W znajdującej się we wschodniej części kraju bazie, wynajętej przez Stany Zjednoczone w roku 2006, od ubiegłego tygodnia znajduje się 120 żołnierzy amerykańskich z 3. Pancernej Brygadowej Grupy Bojowej (ABCT), która wzmacnia bezpieczeństwo wschodniej flanki NATO. Będą oni uczestniczyć w ćwiczeniach, które zaczną się za kilka tygodni, i pozostaną do dużych manewrów NATO zaplanowanych na lipiec. Potem, na zasadzie rotacji, ich miejsce zajmie inna jednostka - poinformował bułgarski resort obrony.
„Bułgaria jest częścią zbiorowego systemu obrony i ważne jest dla nas bycie gospodarzem inicjatyw będących w interesie bezpieczeństwa” – podkreślił w bazie Nowo Seło pułkownik Jordan Jordanow z bułgarskiego resortu obrony. Zaznaczył, że ćwiczenia będą prowadzone wspólnie z bułgarskimi jednostkami wojskowymi. "Wspólnych ćwiczeń w tym roku będzie więcej w porównaniu z 2016 r." - dodał.
Rozmieszczenie żołnierzy odbyło się w ramach amerykańskiej inicjatywy na rzecz zagwarantowania bezpieczeństwa europejskich sojuszników w NATO (Europejska Inicjatywa Wsparcia, ERI). Obecność wojsk USA w regionie na zasadzie rotacji jest wyrazem poparcia dla sojuszników natowskich.

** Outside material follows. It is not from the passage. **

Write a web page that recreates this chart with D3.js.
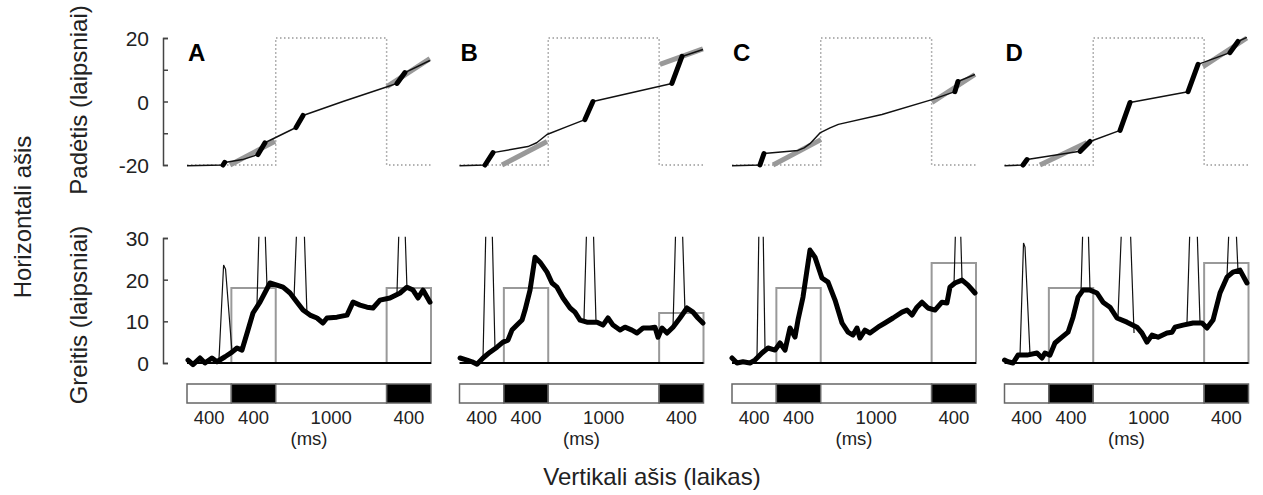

Z inicjatywą wzmocnienia obecności wojskowej w Europie Stany Zjednoczone wystąpiły w 2014 roku w związku z rosyjską agresją na Ukrainie. Częścią ERI jest operacja Atlantic Resolve, w ramach której z baz w USA i Europie wojska przybywają na ćwiczenia na wschodnią flankę NATO. Łącznie na umocnienie południowo-wschodniej flanki w Bułgarii i Rumunii spodziewanych jest ok. 3 tys. żołnierzy.